Because most inventions combine previously known elements, the court’s approach to deciding what sort of combination is so “obvious” as to be ineligible for patent protection will have widespread application. The result will be to make patents harder to obtain and defend.

“Granting patent protection to advances that would occur in the ordinary course without real innovation retards progress,” Justice Kennedy said. He added that such patents were also undesirable because they might deprive earlier innovations of “their value or utility.”

Of course, patents have always been meant to be for novel, useful, and non-obvious things, but that standard has been applied in a very lax manner that's resulted in a plethora of patent-infringement lawsuits that have tied up the court system, caused inconvenience to consumers, and cost some companies a great deal of money. The Supreme Court is now saying that apart from all that, this lax enforcement of the standards for granting patents also “retards progress” — something that many of us who deal with these sorts of things have known for a long time.

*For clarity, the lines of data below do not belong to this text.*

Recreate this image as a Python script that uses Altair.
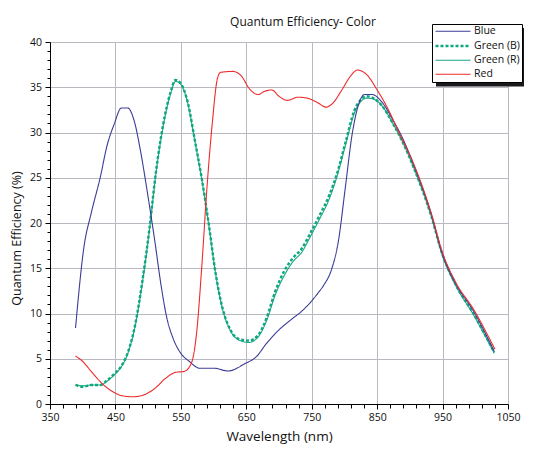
import altair as alt
import pandas as pd

series_names = ["Blue", "Green (B)", "Green (R)", "Red"]
series_colors = ["#3b3b97", "#0fa77e", "#1aa585", "#ee2b2b"]

blue_wl = [389, 402, 413, 427, 437, 448, 459, 469, 479, 488, 499, 510, 520, 528, 539, 550, 563, 579, 601, 622,
           649, 665, 681, 700, 718, 737, 759, 769, 780, 791, 801, 812, 820, 831, 842, 858, 874, 890, 906, 933,
           949, 970, 997, 1029]
blue_qe = [8.4, 17.4, 21.1, 25.1, 28.5, 30.9, 32.7, 32.7, 31.2, 28.1, 23.3, 18.1, 13.0, 9.7, 7.1, 5.6, 4.7, 3.95, 3.95, 3.65,
           4.5, 5.2, 6.7, 8.2, 9.3, 10.4, 12.2, 13.2, 14.8, 18.1, 23.7, 29.9, 32.7, 34.2, 34.2, 33.3, 31.4, 29.2, 26.4, 20.9,
           16.7, 13.3, 10.3, 5.8]

red_wl = [389, 400, 413, 429, 445, 461, 477, 493, 510, 526, 542, 555, 566, 574, 582, 590, 598, 606, 611, 630,
          643, 654, 668, 678, 689, 700, 713, 729, 743, 759, 772, 783, 796, 809, 820, 834, 850, 863, 884, 906,
          933, 949, 970, 997, 1030]
red_qe = [5.3, 4.7, 3.6, 2.3, 1.4, 0.9, 0.8, 1.0, 1.7, 2.8, 3.5, 3.6, 4.5, 7.8, 15.2, 24.0, 31.0, 36.0, 36.65, 36.75,
          36.2, 34.9, 34.2, 34.55, 34.7, 34.0, 33.55, 33.9, 33.8, 33.3, 32.8, 33.3, 34.7, 36.2, 36.9, 36.4, 34.7, 33.1, 29.9, 26.5,
          21.0, 16.9, 13.45, 10.5, 6.05]

green_wl = [389, 400, 413, 427, 437, 448, 459, 469, 480, 491, 502, 512, 523, 534, 542, 550, 561, 571, 582, 593,
            603, 614, 625, 638, 654, 668, 681, 694, 708, 721, 735, 748, 761, 777, 788, 802, 815, 826, 834, 844,
            858, 874, 890, 906, 933, 949, 970, 997, 1029]
green_r_qe = [2.1, 2.0, 2.1, 2.1, 2.5, 3.2, 4.1, 5.6, 8.55, 13.3, 19.2, 25.5, 30.7, 34.2, 35.65, 35.3, 33.1, 29.2, 24.8, 19.6,
              14.45, 10.4, 8.2, 7.1, 6.8, 7.4, 9.2, 12.0, 14.2, 15.7, 16.8, 18.5, 20.3, 22.7, 25.0, 28.7, 32.1, 33.5, 33.8, 33.7,
              32.9, 31.0, 28.8, 26.1, 20.7, 16.6, 13.1, 9.9, 5.6]
green_b_qe = [2.1, 1.9, 2.1, 2.1, 2.6, 3.3, 4.2, 5.7, 8.7, 13.5, 19.4, 25.7, 30.9, 34.4, 35.8, 35.4, 33.2, 29.3, 24.9, 19.7,
              14.5, 10.5, 8.3, 7.2, 7.0, 7.6, 9.5, 12.4, 14.7, 16.1, 17.2, 18.9, 20.7, 23.1, 25.3, 29.0, 32.4, 33.7, 34.0, 33.8,
              32.9, 31.0, 28.8, 26.1, 20.7, 16.7, 13.2, 10.0, 5.7]

x_ticks = list(range(350, 1051, 20))
y_ticks = list(range(0, 41, 1))

frames = [
    pd.DataFrame({"wl": green_wl, "qe": green_r_qe, "series": "Green (R)"}),
    pd.DataFrame({"wl": green_wl, "qe": green_b_qe, "series": "Green (B)"}),
    pd.DataFrame({"wl": blue_wl, "qe": blue_qe, "series": "Blue"}),
    pd.DataFrame({"wl": red_wl, "qe": red_qe, "series": "Red"}),
]
df = pd.concat(frames, ignore_index=True)

FONT = "Open Sans"
TXT = "#111111"
GRID = "#b9b9c2"

x_axis = alt.Axis(
    values=x_ticks, format="d",
    labelExpr="(datum.value - 350) % 100 === 0 ? datum.label : ''",
    title="Wavelength (nm)",
    titleFontSize=13.5, titleFontWeight="normal", titleFont=FONT, titleColor=TXT,
    titlePadding=7,
    labelFont=FONT, labelFontSize=10.5, labelColor=TXT, labelPadding=3,
    domainColor="black", tickColor="black",
    tickSize={"condition": {"test": "(datum.value - 350) % 100 === 0", "value": 5}, "value": 4},
    gridColor=GRID,
    gridOpacity={"condition": {"test": "(datum.value - 350) % 100 === 0", "value": 1}, "value": 0},
    labelOverlap=False, labelFlush=False,
)
y_axis = alt.Axis(
    values=y_ticks, format="d",
    labelExpr="datum.value % 5 === 0 ? datum.label : ''",
    title="Quantum Efficiency (%)",
    titleFontSize=12.5, titleFontWeight="normal", titleFont=FONT, titleColor=TXT,
    titlePadding=6, titleY=196, titleAlign="center", titleAngle=270,
    labelFont=FONT, labelFontSize=10.5, labelColor=TXT, labelPadding=3.5,
    domainColor="black", tickColor="black",
    tickSize={"condition": {"test": "datum.value % 5 === 0", "value": 5}, "value": 3},
    gridColor=GRID,
    gridOpacity={"condition": {"test": "datum.value % 5 === 0", "value": 1}, "value": 0},
    labelOverlap=False, labelFlush=False,
)

legend = alt.Legend(
    title=None, orient="none", legendX=382, legendY=-18,
    strokeColor="black", fillColor="white", padding=2,
    symbolType="M-4,0H4", symbolSize=76.6, symbolOffset=13,
    labelFont=FONT, labelFontSize=10.5, labelColor=TXT, labelAlign="left",
    labelOffset=15, rowPadding=3,
)

base = alt.Chart(df).encode(
    x=alt.X("wl:Q", scale=alt.Scale(domain=[350, 1050], nice=False, zero=False), axis=x_axis),
    y=alt.Y("qe:Q", scale=alt.Scale(domain=[0, 40], nice=False), axis=y_axis),
    color=alt.Color("series:N", scale=alt.Scale(domain=series_names, range=series_colors), legend=legend),
    strokeDash=alt.StrokeDash("series:N", scale=alt.Scale(type="ordinal", domain=series_names,
                                                          range=[[1, 0], [3, 2], [1, 0], [1, 0]]), legend=legend),
    strokeWidth=alt.StrokeWidth("series:N", scale=alt.Scale(type="ordinal", domain=series_names,
                                                            range=[1.1, 2.4, 1.1, 1.1]), legend=legend),
)

layers = [base.transform_filter(alt.datum.series == s).mark_line(interpolate="monotone")
          for s in ["Green (R)", "Green (B)", "Blue", "Red"]]

shadow = alt.Chart(pd.DataFrame({"k": [0]})).mark_rect(color="#1a1a1a").encode(
    x=alt.value(386), x2=alt.value(474), y=alt.value(-14), y2=alt.value(44.5)
)

chart = alt.layer(shadow, *layers).properties(
    width=458, height=362,
    title=alt.TitleParams("Quantum Efficiency- Color", font=FONT, fontSize=12, fontWeight="normal",
                          color=TXT, dx=24, dy=5, offset=0, anchor="middle", frame="group"),
    autosize=alt.AutoSizeParams(type="none"),
    padding={"left": 42, "top": 34, "right": 32, "bottom": 44},
).configure_view(stroke=None).configure(background="white")

chart.save("out.html", embed_options={"renderer": "svg", "actions": False})
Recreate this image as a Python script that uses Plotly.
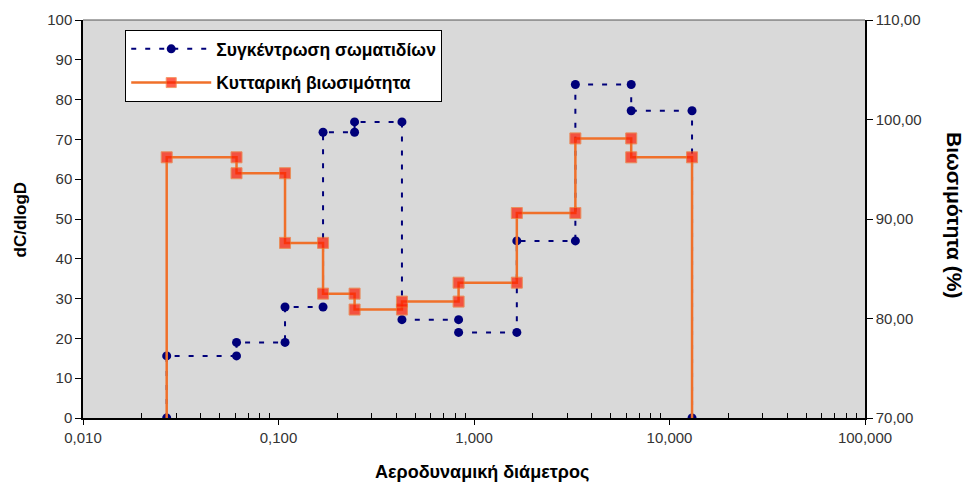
import plotly.graph_objects as go

# Step-plot data (x = aerodynamic diameter, log scale)
conc_x = [0.0268, 0.0268, 0.061, 0.061, 0.108, 0.108, 0.169, 0.169, 0.245, 0.245,
          0.428, 0.428, 0.834, 0.834, 1.656, 1.656, 3.30, 3.30, 6.37, 6.37, 13.04, 13.04]
conc_y = [0, 15.6, 15.6, 19.0, 19.0, 27.9, 27.9, 71.8, 71.8, 74.4,
          74.4, 24.7, 24.7, 21.5, 21.5, 44.5, 44.5, 83.8, 83.8, 77.2, 77.2, 0]

viab_x = [0.0268, 0.0268, 0.061, 0.061, 0.108, 0.108, 0.169, 0.169, 0.245, 0.245,
          0.428, 0.428, 0.834, 0.834, 1.656, 1.656, 3.30, 3.30, 6.37, 6.37, 13.04, 13.04]
viab_y = [70, 96.2, 96.2, 94.6, 94.6, 87.6, 87.6, 82.5, 82.5, 80.9,
          80.9, 81.7, 81.7, 83.6, 83.6, 90.6, 90.6, 98.1, 98.1, 96.2, 96.2, 70]

series_names = ["Συγκέντρωση σωματιδίων", "Κυτταρική βιωσιμότητα"]

x_major = [0.01, 0.1, 1, 10, 100]
x_major_text = ["0,010", "0,100", "1,000", "10,000", "100,000"]
y_left_ticks = [0, 10, 20, 30, 40, 50, 60, 70, 80, 90, 100]
y_right_ticks = [70, 80, 90, 100, 110]
y_right_text = ["70,00", "80,00", "90,00", "100,00", "110,00"]

x_title = "Αεροδυναμική διάμετρος"
y_left_title = "dC/dlogD"
y_right_title = "Βιωσιμότητα (%)"

# minor log ticks
minor_vals = []
for d in x_major[:-1]:
    for m in range(2, 10):
        minor_vals.append(d * m)

FONT = "Liberation Sans, Arial, sans-serif"

fig = go.Figure()
fig.add_trace(go.Scatter(
    x=conc_x, y=conc_y, name=series_names[0], mode="lines+markers",
    line=dict(color="#00007A", width=2, dash="5px,9px"),
    marker=dict(symbol="circle", size=9, color="#00007A"),
    legendgroup="a",
))
msize = [0] + [11] * (len(viab_x) - 2) + [0]
fig.add_trace(go.Scatter(
    x=viab_x, y=viab_y, name=series_names[1], mode="lines+markers", yaxis="y2",
    line=dict(color="#F0702A", width=2.5),
    marker=dict(symbol="square", size=msize, color="#FF1A00",
                line=dict(color="#F0702A", width=1)),
    legendgroup="b",
))

fig.update_layout(
    width=965, height=485,
    margin=dict(l=83, r=100, t=20, b=67),
    paper_bgcolor="white",
    plot_bgcolor="#D9D9D9",
    font=dict(family=FONT, size=15, color="#222222"),
    showlegend=True,
    legend=dict(
        x=0.054, y=0.975, xanchor="left", yanchor="top",
        bgcolor="white", bordercolor="black", borderwidth=1,
        font=dict(family=FONT, size=17.5, color="black", weight="bold"),
        itemwidth=80, traceorder="grouped", tracegroupgap=8,
    ),
    xaxis=dict(
        type="log", range=[-2, 2],
        tickvals=x_major, ticktext=x_major_text,
        ticks="outside", ticklen=5, tickcolor="black",
        minor=dict(tickvals=minor_vals, ticks="inside", ticklen=5, tickcolor="black"),
        showline=True, linecolor="black", linewidth=1.5,
        showgrid=False, zeroline=False, mirror=False,
        tickfont=dict(size=15, color="#333333"),
    ),
    yaxis=dict(
        range=[0, 100], tickvals=y_left_ticks,
        ticks="outside", ticklen=6, tickcolor="black",
        showline=True, linecolor="black", linewidth=1.5,
        showgrid=False, zeroline=False,
        tickfont=dict(size=15, color="#333333"),
    ),
    yaxis2=dict(
        range=[70, 110], overlaying="y", side="right",
        tickvals=y_right_ticks, ticktext=y_right_text,
        ticks="outside", ticklen=6, tickcolor="black",
        showline=True, linecolor="black", linewidth=1.5,
        showgrid=False, zeroline=False,
        tickfont=dict(size=15, color="#333333"),
    ),
    shapes=[dict(type="line", xref="paper", yref="paper", x0=0, x1=1, y0=1, y1=1,
                 line=dict(color="#555555", width=1))],
    annotations=[
        dict(text="<b>" + x_title + "</b>", xref="paper", yref="paper",
             x=0.51, y=-0.105, xanchor="center", yanchor="top", showarrow=False,
             font=dict(size=18, color="black")),
        dict(text="<b>" + y_left_title + "</b>", xref="paper", yref="paper",
             x=-0.08, y=0.5, xanchor="center", yanchor="middle", showarrow=False,
             textangle=-90, font=dict(size=17, color="black")),
        dict(text="<b>" + y_right_title + "</b>", xref="paper", yref="paper",
             x=1.115, y=0.51, xanchor="center", yanchor="middle", showarrow=False,
             textangle=90, font=dict(size=21, color="black")),
    ],
)

fig.write_html("out.html")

The problem, of course, the part that retards progress, is the worry that as soon as you start trying to put technology together to create something new, a patentholder will sue for patent infringement along the way, before you get to the new and interesting bits. Some patents are so general that it's hard to imagine how to get past them to the really innovative stuff.

I'm thrilled to see this decision. I've personally reviewed many computer software patents that I've considered to be obvious extensions or combinations of existing technology, and I've shaken my head and said, “Geez, who decided that this patent should be issued?” Maybe there'll be less of that now, and maybe we'll actually have to do some real innovation to get something patentable.